T7 The majority has cited eight unpublished cases 1 from federal courts, other than the U.S. Supreme Court, to support its position that the compacts did not waive the tribe's sovereign immunity against tort suits in Oklahoma state courts. These decisions are not binding on this Court. In one case cited,2 the U.S. Supreme Court denied certio-rari. However, denial of certiorari by the United States Supreme Court does not constitute an expression on the merits of the case,3 or make the lower court's decision the supreme law of the land.4

18 We are not bound by the decisions of inferior federal courts, and we are also not governed by them. This Court is the highest court of Oklahoma with concurrent jurisdiction to consider cases arising from state or federal law. The injunction, issued by an inferior federal court against this Court and all courts of this State, from considering tort claims under Indian gaming compacts is an extra-jurisdictional order. The Supremacy Clause is not properly invoked. We exercised our jurisdiction to interpret federal law as it affects the jurisdiction of all courts of this State, as we are authorized to do. Akin, supra, 1998 OK at 1052, 977 P.2d 1040, citing ASARCO, Inc. v. Kadish, supra. Only when, and if, the United States Supreme Court holds our state courts are not "courts of competent jurisdiction" for purposes of litigating patron tort claims arising from gaming compacts, will I concede otherwise. For the reasons expressed above, I respectfully dissent to this Court's pronouncement in the majority opinion.

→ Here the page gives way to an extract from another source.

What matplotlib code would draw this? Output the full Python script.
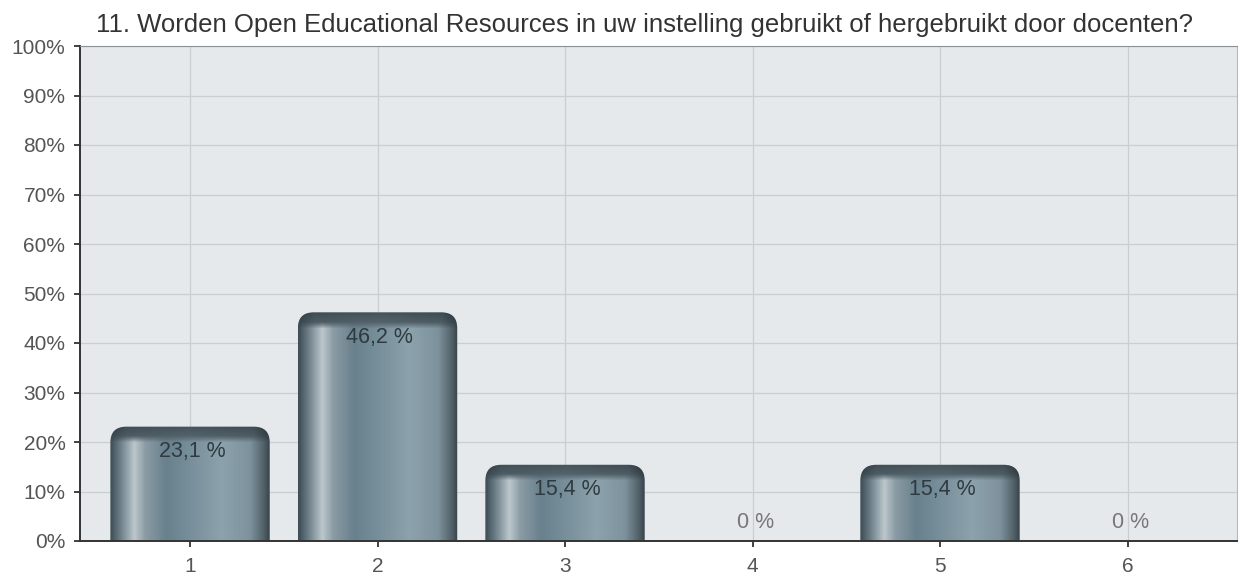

. Santana v. Muscogee (Creek) Nation, ex rel. River Spirit Casino, 12-5046, 2013 WL 323223 (10th Cir. Jan. 29, 2013), cert. denied, - U.S. --, 133 S.Ct. 2038, 185 L.Ed.2d 899 (2013); Harris v. Muscogee (Creek) Nation, 11-CV-654-GKE-FHM, 2012 WL 2279340 (N.D.Okla. June 18, 2012); Tonkawa Tribe of Oklahoma v. Oklahoma, 11-CV-782-W (W.D.Okla. Nov. 23, 2011); Comanche Nation, Osage Nation, Delaware Nation, and Wichita and Affiliated Tribes v. Oklahoma, 10-CV-01339-W (W.D.Okla. Dec. 28, 2010); Cherokee Nation v. Oklahoma, 10-CV-979-W (W.D.Okla. Nov. 22, 2010); Eastern Shawnee Tribe of Oklahoma v. Oklahoma, 10-CV-00459-W (W.D.Okla. July 1, 2010); Choctaw Nation of Oklahoma, Chickasaw Nation v. Oklahoma, 10-CV-00050-W, 2010 WL 5798663 (W.D.Okla. June 29, 2010); and Muhammad v. Comanche Nation Casino, 09-CIV-968-D, 2010 WL 4365568.

. The U.S. Supreme Court denied certiorari in Santana v. Muscogee (Creek) Nation, ex rel. River Spirit Casino, on April 29, 2013. See note 1 supra.

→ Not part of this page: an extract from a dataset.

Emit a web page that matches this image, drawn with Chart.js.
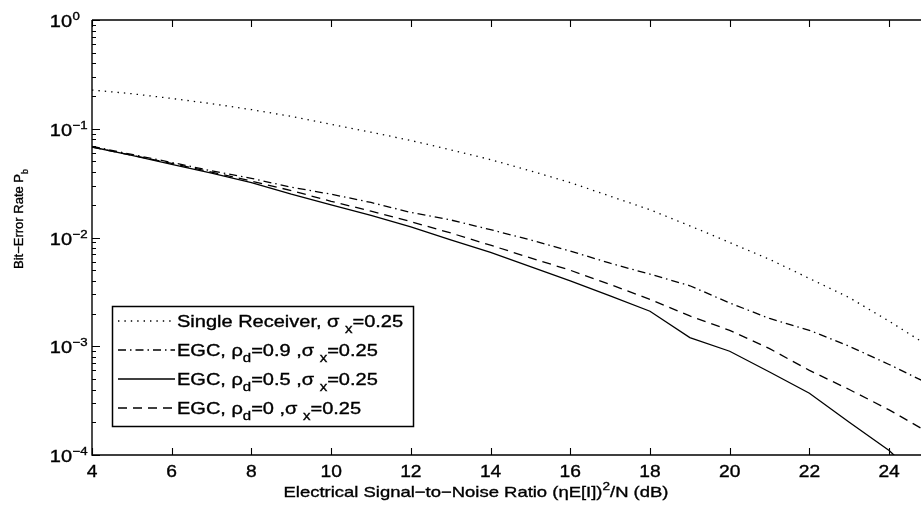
<!DOCTYPE html>
<html>
<head>
<meta charset="utf-8">
<script src="https://cdn.jsdelivr.net/npm/chart.js@4.4.1/dist/chart.umd.min.js"></script>
<style>
html,body{margin:0;padding:0;background:#fff;}
#wrap{width:921px;height:505px;position:relative;}
</style>
</head>
<body>
<div id="wrap"><canvas id="c" width="921" height="505"></canvas></div>
<script>
// ---- data ----
const snrDb = [4,5,6,7,8,9,10,11,12,13,14,15,16,17,18,19,20,21,22,23,24,25];
const singleReceiver = [0.227,0.21,0.19,0.17,0.15,0.13,0.11,0.093,0.078,0.064,0.052,0.041,0.032,0.024,0.018,0.0128,0.009,0.0063,0.0042,0.0028,0.0017,0.001];
const egcRho09 = [0.069,0.058,0.049,0.041,0.035,0.029,0.025,0.021,0.017,0.0145,0.0118,0.0095,0.0075,0.0058,0.0046,0.0036,0.0025,0.0018,0.0014,0.001,0.00068,0.00045];
const egcRho05 = [0.068,0.057,0.047,0.039,0.032,0.025,0.020,0.016,0.0125,0.0095,0.0073,0.0054,0.0040,0.0029,0.0021,0.0012,0.0009,0.00058,0.00037,0.0002,0.00011,0.00005];
const egcRho0 = [0.068,0.057,0.048,0.040,0.033,0.027,0.0215,0.0175,0.014,0.011,0.0085,0.0065,0.005,0.0037,0.0027,0.0019,0.0014,0.00095,0.0006,0.0004,0.00026,0.00016];
const xTickValues = [4,6,8,10,12,14,16,18,20,22,24];
const yTickExponents = [0,-1,-2,-3,-4];
const xMin = 4, xMax = 24.8, yMin = 1e-4, yMax = 1;

const FONT = '"Liberation Sans", Arial, Helvetica, sans-serif';

function pts(vals){ return snrDb.map((x,i)=>({x:x,y:vals[i]})); }

const legendTexts = [
  [['Single Receiver, σ ','n'],['x','s'],['=0.25','n']],
  [['EGC, ρ','n'],['d','s'],['=0.9 ,σ ','n'],['x','s'],['=0.25','n']],
  [['EGC, ρ','n'],['d','s'],['=0.5 ,σ ','n'],['x','s'],['=0.25','n']],
  [['EGC, ρ','n'],['d','s'],['=0 ,σ ','n'],['x','s'],['=0.25','n']]
];

function drawRich(ctx, parts, x, y, size, align, sx){
  sx = sx || 1;
  let w = 0;
  const items = parts.map(([t,k])=>{
    const fs = k==='n' ? size : Math.round(size*0.72);
    ctx.font = fs+'px '+FONT;
    const m = ctx.measureText(t).width*sx;
    w += m;
    return {t,k,fs,m};
  });
  let cx = align==='center' ? x - w/2 : (align==='right' ? x - w : x);
  items.forEach(it=>{
    ctx.font = it.fs+'px '+FONT;
    let dy = 0;
    if(it.k==='s') dy = size*0.4;
    if(it.k==='p') dy = -size*0.45;
    ctx.save();
    ctx.translate(cx, y+dy);
    ctx.scale(sx,1);
    ctx.lineWidth = 0.35;
    ctx.fillText(it.t, 0, 0);
    ctx.strokeText(it.t, 0, 0);
    ctx.restore();
    cx += it.m;
  });
  return w;
}

const decorPlugin = {
  id:'decor',
  afterDraw(chart){
    const ctx = chart.ctx;
    const ca = chart.chartArea;
    const xs = chart.scales.x, ys = chart.scales.y;
    ctx.save();
    ctx.strokeStyle = '#000';
    ctx.fillStyle = '#000';
    ctx.lineWidth = 1.4;
    ctx.beginPath();
    ctx.moveTo(ca.left, ca.top); ctx.lineTo(ca.left, ca.bottom);
    ctx.lineTo(ca.right, ca.bottom);
    ctx.moveTo(ca.left, ca.top); ctx.lineTo(ca.right, ca.top);
    ctx.stroke();
    ctx.lineWidth = 1.1;
    ctx.beginPath();
    xTickValues.forEach(v=>{
      const px = Math.round(xs.getPixelForValue(v))+0.5;
      ctx.moveTo(px, ca.bottom); ctx.lineTo(px, ca.bottom-7);
      ctx.moveTo(px, ca.top); ctx.lineTo(px, ca.top+7);
    });
    yTickExponents.forEach(e=>{
      const py = Math.round(ys.getPixelForValue(Math.pow(10,e)))+0.5;
      ctx.moveTo(ca.left, py); ctx.lineTo(ca.left+8, py);
      if(e>-4){
        for(let m=2;m<=9;m++){
          const qy = Math.round(ys.getPixelForValue(m*Math.pow(10,e-1)))+0.5;
          ctx.moveTo(ca.left, qy); ctx.lineTo(ca.left+4, qy);
        }
      }
    });
    ctx.stroke();
    ctx.textBaseline = 'alphabetic';
    ctx.textAlign = 'left';
    xTickValues.forEach(v=>{
      const px = xs.getPixelForValue(v);
      drawRich(ctx, [[String(v),'n']], px, ca.bottom+22, 16, 'center', 1.2);
    });
    yTickExponents.forEach(e=>{
      const py = ys.getPixelForValue(Math.pow(10,e));
      drawRich(ctx, [['10','n']], 72, py+7, 16, 'right', 1.25);
      drawRich(ctx, [[e===0 ? '0' : '−'+String(-e),'n']], 72.5, py, 11, 'left', 1.2);
    });
    drawRich(ctx, [['Electrical Signal−to−Noise Ratio (ηE[I])','n'],['2','p'],['/N (dB)','n']], 476, ca.bottom+42, 15, 'center', 1.23);
    ctx.save();
    ctx.translate(23, 219);
    ctx.rotate(-Math.PI/2);
    drawRich(ctx, [['Bit−Error Rate P','n'],['b','s']], 0, 0, 13, 'center', 1.0);
    ctx.restore();
    const lb = {l:112, t:306, r:413, b:426};
    ctx.fillStyle = '#fff';
    ctx.fillRect(lb.l, lb.t, lb.r-lb.l, lb.b-lb.t);
    ctx.fillStyle = '#000';
    ctx.lineWidth = 1.5;
    ctx.strokeRect(lb.l+0.5, lb.t+0.5, lb.r-lb.l, lb.b-lb.t);
    chart.data.datasets.forEach((ds,i)=>{
      const yy = lb.t + 15 + i*29;
      ctx.save();
      ctx.lineWidth = ds.borderWidth;
      ctx.setLineDash(ds.borderDash || []);
      ctx.beginPath();
      ctx.moveTo(lb.l+6, yy); ctx.lineTo(lb.l+63, yy);
      ctx.stroke();
      ctx.restore();
      drawRich(ctx, legendTexts[i], lb.l+65, yy+6, 16, 'left', 1.25);
    });
    ctx.restore();
  }
};

const common = {borderColor:'#000', backgroundColor:'#000', pointRadius:0, tension:0, fill:false, borderWidth:1.3};
new Chart(document.getElementById('c'), {
  type:'line',
  data:{
    datasets:[
      Object.assign({label:'Single Receiver, σx=0.25', data:pts(singleReceiver), borderDash:[1.4,5]}, common),
      Object.assign({label:'EGC, ρd=0.9 ,σx=0.25', data:pts(egcRho09), borderDash:[8,4,1.5,4]}, common),
      Object.assign({label:'EGC, ρd=0.5 ,σx=0.25', data:pts(egcRho05), borderDash:[]}, common),
      Object.assign({label:'EGC, ρd=0 ,σx=0.25', data:pts(egcRho0), borderDash:[9,6]}, common)
    ]
  },
  options:{
    responsive:false,
    animation:false,
    devicePixelRatio:1,
    layout:{padding:{left:92, right:0, top:20, bottom:50}},
    plugins:{legend:{display:false}, tooltip:{enabled:false}},
    scales:{
      x:{type:'linear', min:xMin, max:xMax, display:false},
      y:{type:'logarithmic', min:yMin, max:yMax, display:false}
    }
  },
  plugins:[decorPlugin]
});
</script>
</body>
</html>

. See Evans v. Stephens, 544 U.S. 942, 125 S.Ct. 2244, 161 L.E.d.2d 510 (2005); United States v. Shubert, 348 U.S. 222, 75 S.Ct. 277, 99 L.Ed. 279 (1955); State of Maryland v. Baltimore Radio Show, 338 U.S. 912, 70 S.Ct. 252, 94 L.Ed. 562 (1950).

. Deane Hill Country Club, Inc. v. City of Knoxville, 379 F.2d 321 (6th Cir.1967).